Save the Date

On September 11 — as the nation commemorates the third anniversary of that dreadful day in 2001 — wedding specialist Ted Daniels will be particularly depressed. Of course, he'll be gloomy for all the obvious reasons, but now there is an added problem. This year, September 11 falls on a Saturday. “No bride wants that date,” laments Daniels, who plans weddings for the Boston Park Plaza Hotel and Towers. “I couldn't pay a bride to take that date. I tried to get that weekend booked, but it was a non-negotiable date for all the brides I talked to. They all said the same thing: 'No, no, no — not the 11th.' I have been doing this for, oh, God, 20 years, and I have never seen anything like this for a date.”

The good news is that if, by some chance, you are still entertaining the possibility of getting married in Boston this month, it's hardly too late. Normally, you'd be tardy by about a year at most venues because, in New England at least, September is the primo wedding month. Not this year. Call any of the high-end hotels in downtown Boston — the Ritz-Carlton, the Fairmont Copley Plaza, the Park Plaza — and you will get the hard sell to book your special day on the second Saturday of the month. The only problem is that your guests might not want to fly that weekend, your family may complain that you've shown poor taste, and in future years, you'll be celebrating your wedding anniversary on a national day of mourning.

The question of whether it's okay to get married on 9/11 has become a topic of conversation lately, and perhaps nowhere is the debate fiercer than on the website Discussions there began last year when a 25-year-old woman from Washington State announced that she planned to wed on that date and posed the following question: “Do you think it would be bad or weird to be married on a day with such bad memories?” She was bombarded with replies, many of which attempted to discourage her from going ahead with her plan. “I wince whenever I hear someone say 'September 11,'” wrote one woman from New Jersey. Another from Long Island wrote: “I was just at the supermarket last night, and I wouldn't even buy the carton of eggs that expired on Sept 11!” Ultimately, it was a Bostonian by the name of Sarina who reverted to rationalism: “Unfortunately, there are a lot of days that are tied to huge tragedies, either nationwide, worldwide, or just personal. If you looked back through history to rule out any date that had a major tragedy happen, there probably wouldn't be an available date left.”

Of course, Sarina is right. If we rule out September 11, why not rule out December 7 (Pearl Harbor Day) or November 22 (the day John F. Kennedy was assassinated) or April 15 (when the Titanic sank)? Eliminating dates from the calendar is like retiring the numbers of great athletes: Eventually, you run out. The good news is that with time, even the most odious of dates lose their sting. Pearl Harbor Day is probably the most apt example.

Franklin Roosevelt declared that December 7 was “a date which will live in infamy,” and for a long time it did. No doubt, on December 7, 1946 — the first time Pearl Harbor Day fell on a Saturday — couples who married faced some unpleasant memories. Yet I suspect those memories were mitigated by the fact that we had won the war. In short, there had been some closure.

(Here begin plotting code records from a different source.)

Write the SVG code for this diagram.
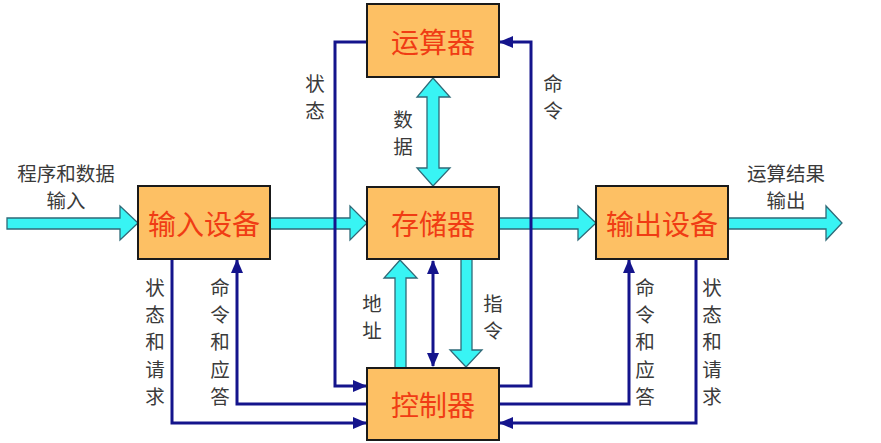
<svg xmlns="http://www.w3.org/2000/svg" width="881" height="443" viewBox="0 0 881 443">
<style>
.box{fill:#fdc064;stroke:#1a1a1a;stroke-width:2}
.bt{font-family:"Noto Sans CJK SC","Noto Sans CJK JP",sans-serif;font-size:28px;fill:#f03c14;text-anchor:middle;dominant-baseline:central}
.lb{font-family:"Noto Sans CJK SC","Noto Sans CJK JP",sans-serif;font-size:19.5px;fill:#3a3a3a;text-anchor:middle;dominant-baseline:central}
.ca{fill:#38f4f4;stroke:#2f6a78;stroke-width:1.3;stroke-linejoin:miter}
.bl{fill:none;stroke:#14148c;stroke-width:3}
</style>
<defs>
<marker id="ah" markerUnits="userSpaceOnUse" markerWidth="14" markerHeight="14" viewBox="0 0 14 14" refX="13" refY="7" orient="auto-start-reverse">
<path d="M0,1 L14,7 L0,13 Z" fill="#14148c"/>
</marker>
</defs>
<g id="connectors">
<polygon class="ca" points="7,218 120,218 120,206 138,223 120,240 120,229 7,229"/>
<polygon class="ca" points="270,218 350,218 350,206 367,223 350,240 350,229 270,229"/>
<polygon class="ca" points="499,218 578,218 578,206 596,223 578,240 578,229 499,229"/>
<polygon class="ca" points="728,218 826,218 826,206 842,223 826,240 826,229 728,229"/>
<polygon class="ca" points="433,78 450,97 439,97 439,168 450,168 433,186 417,168 427,168 427,97 417,97"/>
<polygon class="ca" points="400,260 417,278 406,278 406,368 395,368 395,278 384,278"/>
<polygon class="ca" points="461,259 472,259 472,350 482,350 466,367 450,350 461,350"/>
<line class="bl" x1="433" y1="261" x2="433" y2="366" marker-start="url(#ah)" marker-end="url(#ah)"/>
<polyline class="bl" points="367,42 335,42 335,386 366,386" marker-end="url(#ah)"/>
<polyline class="bl" points="499,386 531,386 531,42 500,42" marker-end="url(#ah)"/>
<polyline class="bl" points="172,259 172,423 366,423" marker-end="url(#ah)"/>
<polyline class="bl" points="367,404 237,404 237,260" marker-end="url(#ah)"/>
<polyline class="bl" points="499,404 629,404 629,260" marker-end="url(#ah)"/>
<polyline class="bl" points="696,259 696,423 500,423" marker-end="url(#ah)"/>
</g>
<g id="alu"><rect class="box" x="367" y="4" width="132" height="73"/><text class="bt" x="433" y="41">运算器</text></g>
<g id="memory"><rect class="box" x="367" y="187" width="132" height="72"/><text class="bt" x="433" y="223">存储器</text></g>
<g id="controller"><rect class="box" x="367" y="368" width="132" height="72"/><text class="bt" x="433" y="404">控制器</text></g>
<g id="input"><rect class="box" x="138" y="186" width="132" height="73"/><text class="bt" x="204" y="223">输入设备</text></g>
<g id="output"><rect class="box" x="596" y="186" width="132" height="73"/><text class="bt" x="662" y="223">输出设备</text></g>
<g id="labels">
<text class="lb" x="66" y="172">程序和数据</text>
<text class="lb" x="66" y="199">输入</text>
<text class="lb" x="786" y="172">运算结果</text>
<text class="lb" x="786" y="199">输出</text>
<text class="lb" x="315" y="82">状</text><text class="lb" x="315" y="109">态</text>
<text class="lb" x="553" y="82">命</text><text class="lb" x="553" y="109">令</text>
<text class="lb" x="403" y="118">数</text><text class="lb" x="403" y="145">据</text>
<text class="lb" x="372" y="302">地</text><text class="lb" x="372" y="329">址</text>
<text class="lb" x="493" y="302">指</text><text class="lb" x="493" y="329">令</text>
<text class="lb" x="155" y="286">状</text><text class="lb" x="155" y="313">态</text><text class="lb" x="155" y="340">和</text><text class="lb" x="155" y="368">请</text><text class="lb" x="155" y="395">求</text>
<text class="lb" x="220" y="286">命</text><text class="lb" x="220" y="313">令</text><text class="lb" x="220" y="340">和</text><text class="lb" x="220" y="368">应</text><text class="lb" x="220" y="395">答</text>
<text class="lb" x="645" y="286">命</text><text class="lb" x="645" y="313">令</text><text class="lb" x="645" y="340">和</text><text class="lb" x="645" y="368">应</text><text class="lb" x="645" y="395">答</text>
<text class="lb" x="712" y="286">状</text><text class="lb" x="712" y="313">态</text><text class="lb" x="712" y="340">和</text><text class="lb" x="712" y="368">请</text><text class="lb" x="712" y="395">求</text>
</g>
</svg>
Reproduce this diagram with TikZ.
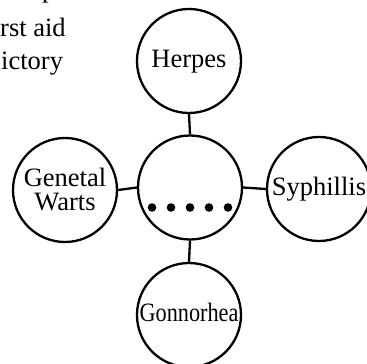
\documentclass[tikz,border=0pt]{standalone}
\usepackage{fontspec}
\usepackage{graphicx}
\usetikzlibrary{calc}
\setmainfont{Liberation Serif}
\begin{document}
\begin{tikzpicture}[x=1pt,y=-1pt,
  txt/.style={font=\fontsize{26.5}{24}\selectfont},
  bubble/.style={circle, draw, line width=2.3pt, minimum size=104pt, inner sep=0pt, txt},
  oneline/.style={bubble, text height=12pt, text depth=0pt},
  frag/.style={anchor=base west, inner sep=0pt, txt},
  link/.style={line width=2.3pt},
  bead/.style={fill=black}]
\useasboundingbox (0,0) rectangle (367,364);
% cropped paragraph fragments
\node[frag] (t1) at (42,-2) {p};
\node[frag] (t2) at (0,36) {rst aid};
\node[frag] (t3) at (1,69) {ictory};
% circles
\node[bubble] (c) at (190,187.5) {};
\node[oneline] (h) at (189,61) {Herpes};
\node[bubble, align=center] (g) at (65,190) {Genetal\\Warts};
\node[oneline] (s) at (319,189) {Syphillis};
\node[oneline] (o) at (189,315) {\scalebox{0.84}[1]{Gonnorhea}};
% connectors
\draw[link] (h.south) -- (c.north);
\draw[link] (c.south) -- (o.north);
\draw[link] (g.east) -- (c.west);
\draw[link] (c.east) -- (s.west);
% dots
\foreach \dx in {-38,-19,0,19,38}
  \fill[bead] ($(c.center)+(\dx,20)$) circle (4.3pt);
\end{tikzpicture}
\end{document}
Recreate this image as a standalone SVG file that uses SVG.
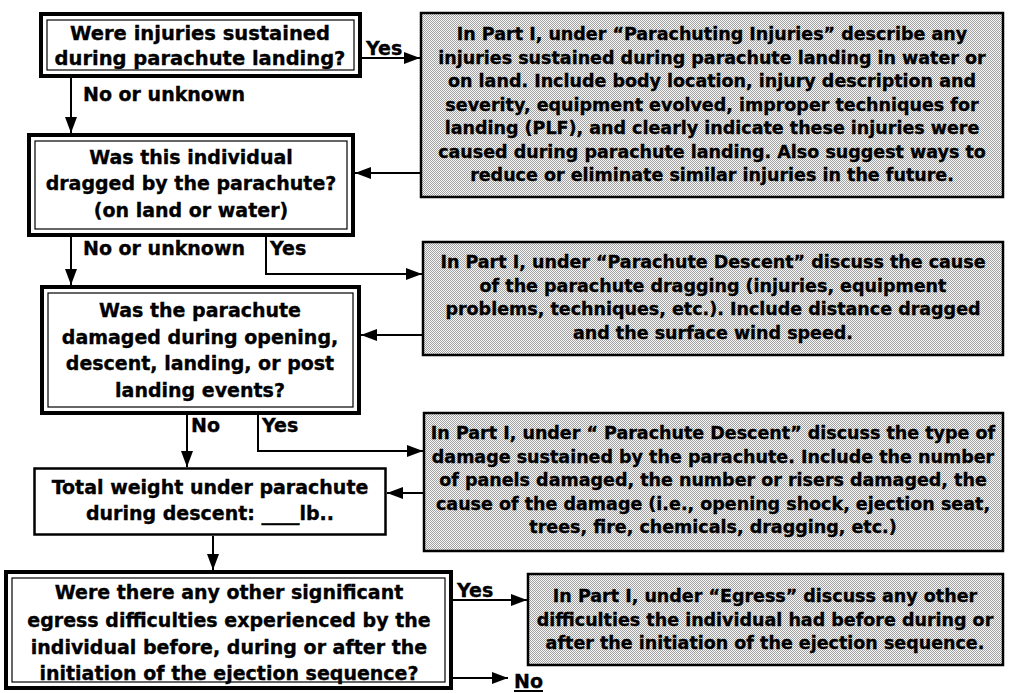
<svg xmlns="http://www.w3.org/2000/svg" width="1009" height="693" viewBox="0 0 1009 693" xml:space="preserve">
<defs>
<pattern id="dots" width="2" height="2" patternUnits="userSpaceOnUse">
<rect width="2" height="2" fill="#f8f8f8"/>
<rect width="1" height="1" fill="#a0a0a0"/>
<rect x="1" y="1" width="1" height="1" fill="#a0a0a0"/>
</pattern>
<marker id="ah" markerUnits="userSpaceOnUse" markerWidth="16" markerHeight="12" refX="16" refY="6" orient="auto">
<path d="M0,0 L16,6 L0,12 z" fill="#000"/>
</marker>
</defs>
<style>
text{font-family:"DejaVu Sans","Liberation Sans",sans-serif;font-weight:bold;fill:#000;stroke:#000;stroke-width:0.35}
.q{font-size:19px;text-anchor:middle}
.n{font-size:17.5px;text-anchor:middle}
.lbl{font-size:19px}
.outer{fill:#fff;stroke:#000;stroke-width:4}
.inner{fill:none;stroke:#000;stroke-width:1.2}
.single{fill:#fff;stroke:#000;stroke-width:2.5}
.note{fill:url(#dots);stroke:#000;stroke-width:2.5}
.conn path{fill:none;stroke:#000;stroke-width:2;marker-end:url(#ah)}
.ul{stroke:#000;stroke-width:2}
</style>

<g id="conn" class="conn">
<path d="M360,58 H420"/>
<path d="M71,78 V133"/>
<path d="M420,173 H355"/>
<path d="M71,237 V285"/>
<path d="M266,237 V274 H422"/>
<path d="M422,335 H361"/>
<path d="M187,415 V467"/>
<path d="M258,415 V451 H423"/>
<path d="M423,493 H387"/>
<path d="M213,536 V570"/>
<path d="M453,600 H527"/>
<path d="M453,678 H508"/>
</g>

<g id="labels">
<text class="lbl" x="366" y="55">Yes</text>
<text class="lbl" x="83" y="101">No or unknown</text>
<text class="lbl" x="83" y="255">No or unknown</text>
<text class="lbl" x="270" y="255">Yes</text>
<text class="lbl" x="191" y="432">No</text>
<text class="lbl" x="262" y="432">Yes</text>
<text class="lbl" x="457" y="597">Yes</text>
<text class="lbl" x="514" y="688">No</text>
<line class="ul" x1="514" y1="691" x2="543" y2="691"/>
</g>

<g id="q1">
<rect class="outer" x="41" y="14" width="319" height="62"/>
<rect class="inner" x="47" y="20" width="307" height="50"/>
<text class="q" x="200" y="40" style="font-size:19.5px">Were injuries sustained</text>
<text class="q" x="200" y="65" style="font-size:19.5px">during parachute landing?</text>
</g>

<g id="n1">
<rect class="note" x="421" y="13" width="582" height="184"/>
<text class="n" x="712" y="40">In Part I, under “Parachuting Injuries” describe any</text>
<text class="n" x="712" y="63.5">injuries sustained during parachute landing in water or</text>
<text class="n" x="712" y="87">on land.  Include body location, injury description and</text>
<text class="n" x="712" y="110.5">severity, equipment evolved, improper techniques for</text>
<text class="n" x="712" y="134">landing (PLF), and clearly indicate these injuries were</text>
<text class="n" x="712" y="157.5">caused during parachute landing.  Also suggest ways to</text>
<text class="n" x="712" y="181">reduce or eliminate similar injuries in the future.</text>
</g>

<g id="q2">
<rect class="outer" x="29" y="135" width="324" height="100"/>
<rect class="inner" x="35" y="141" width="312" height="88"/>
<text class="q" x="191" y="164">Was this individual</text>
<text class="q" x="191" y="190">dragged by the parachute?</text>
<text class="q" x="191" y="217">(on land or water)</text>
</g>

<g id="n2">
<rect class="note" x="423" y="242" width="580" height="113"/>
<text class="n" x="713" y="268">In Part I, under “Parachute Descent” discuss the cause</text>
<text class="n" x="713" y="291.5">of the parachute dragging (injuries, equipment</text>
<text class="n" x="713" y="315">problems, techniques, etc.).  Include distance dragged</text>
<text class="n" x="713" y="338.5">and the surface wind speed.</text>
</g>

<g id="q3">
<rect class="outer" x="42" y="287" width="317" height="126"/>
<rect class="inner" x="48" y="293" width="305" height="114"/>
<text class="q" x="200" y="317">Was the parachute</text>
<text class="q" x="200" y="344">damaged during opening,</text>
<text class="q" x="200" y="370">descent, landing, or post</text>
<text class="q" x="200" y="397">landing events?</text>
</g>

<g id="n3">
<rect class="note" x="424" y="413" width="579" height="138"/>
<text class="n" x="713" y="439">In Part I, under “ Parachute Descent” discuss the type of</text>
<text class="n" x="713" y="462.5">damage sustained by the parachute.  Include the number</text>
<text class="n" x="713" y="486">of panels damaged, the number or risers damaged, the</text>
<text class="n" x="713" y="509.5">cause of the damage (i.e., opening shock, ejection seat,</text>
<text class="n" x="713" y="533">trees, fire, chemicals, dragging, etc.)</text>
</g>

<g id="q4">
<rect class="single" x="34.5" y="468.5" width="351" height="66"/>
<text class="q" x="210" y="494">Total weight under parachute</text>
<text class="q" x="210" y="520">during descent: ____lb..</text>
</g>

<g id="q5">
<rect class="outer" x="6" y="572" width="445" height="116"/>
<rect class="inner" x="12" y="578" width="433" height="104"/>
<text class="q" x="229" y="599">Were there any other significant</text>
<text class="q" x="229" y="627">egress difficulties experienced by the</text>
<text class="q" x="229" y="654">individual before, during or after the</text>
<text class="q" x="229" y="680">initiation of the ejection sequence?</text>
</g>

<g id="n4">
<rect class="note" x="528" y="574" width="475" height="91"/>
<text class="n" x="765" y="602">In Part I, under “Egress” discuss any other</text>
<text class="n" x="765" y="625.5">difficulties the individual had before during or</text>
<text class="n" x="765" y="649">after the initiation of the ejection sequence.</text>
</g>
</svg>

As it turns out, on December 7, 1946, the five-year anniversary of Japan's attack in the Pacific, the Boston Globe's front page made no mention of the historical significance of the day. The only wedding advice in the paper that December 7 came from Emily Post, whose column addressed the question of whether a bride was obliged to wear a hat and gloves on her wedding day. (The answer was no.)

The problem with September 11 is that we have no closure. The World Trade Center has not been rebuilt, the war on terror has run amuck, and Osama bin Laden is still roaming free somewhere in the hills of Central Asia. We are faced not only with the memory of the many people who died, but also with the continuing instability and fear this date has spawned. For some couples, however, this is no reason to cancel wedding plans.

Two acquaintances of mine, Tracey Buschenfeldt and Jason Keisch, are planning to wed this September 11 on the Cape. Buschenfeldt explains their thinking on the matter. “One of my bridesmaids actually lost two good friends on the flight that was headed from Boston to L.A.,” she says. “But she was adamant that we go ahead with our plans and make this a happy day.”

“People get married on Pearl Harbor Day, D-day, and the day that the Challenger blew up,” adds her fiancé. “Hey, life has to go on.”